What does golang time.Sleep do when I suspend the computer?

Question

When I have this simple code in golang

package main
import "time"

func main() {
        time.Sleep(1 * time.Hour)
}

And in the middle of the one hour, I suspend the computer, how do the time "count"?

I am looking at the documentation and it's not completely clear to me.

Answer 1

time.Sleep() ends up invoking a low-level function that interacts with the operating system to suspend the execution of the current goroutine for the specified duration.
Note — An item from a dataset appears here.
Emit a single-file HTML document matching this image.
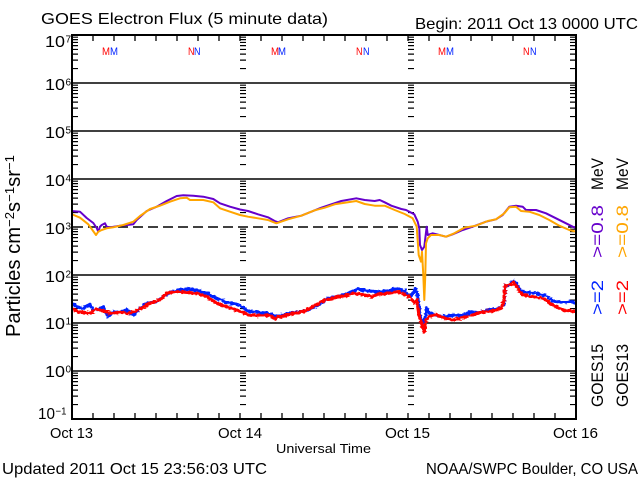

This function is implemented in the runtime package.

I just tested on Windows:

To reproduce this simple test, run this snippet and suspend the OS while the go routine is still running:

package main

import (
    "fmt"
    "time"
)

func main() {
    fmt.Println(time.Now())
    time.Sleep(time.Minute)
    fmt.Println(time.Now())
}

• T0: time.Sleep(time.Hour)
• T0 + 30 minutes: suspend OS for 15 minutes
• T0 + 45 minutes: wake up OS
• T0 + 75 minutes: go routine returns

This behaviour may be different on other operating systems, which probably explains the "for at least" found in the documentation of the time.Sleep() function:

// Sleep pauses the current goroutine for at least the duration d.
// A negative or zero duration causes Sleep to return immediately.
func Sleep(d Duration)

EDIT:
Some useful info here:

As of Go 1.23, the Go scheduler associates a high-resolution timer with the IOCP port using the Windows API NtAssociateWaitCompletionPacket. When the timer expires, the Windows kernel wakes up the sleeping thread –if it hasn’t already been woken up by new I/O work arriving. Then, the Go scheduler uses the thread to run the sleeping goroutine.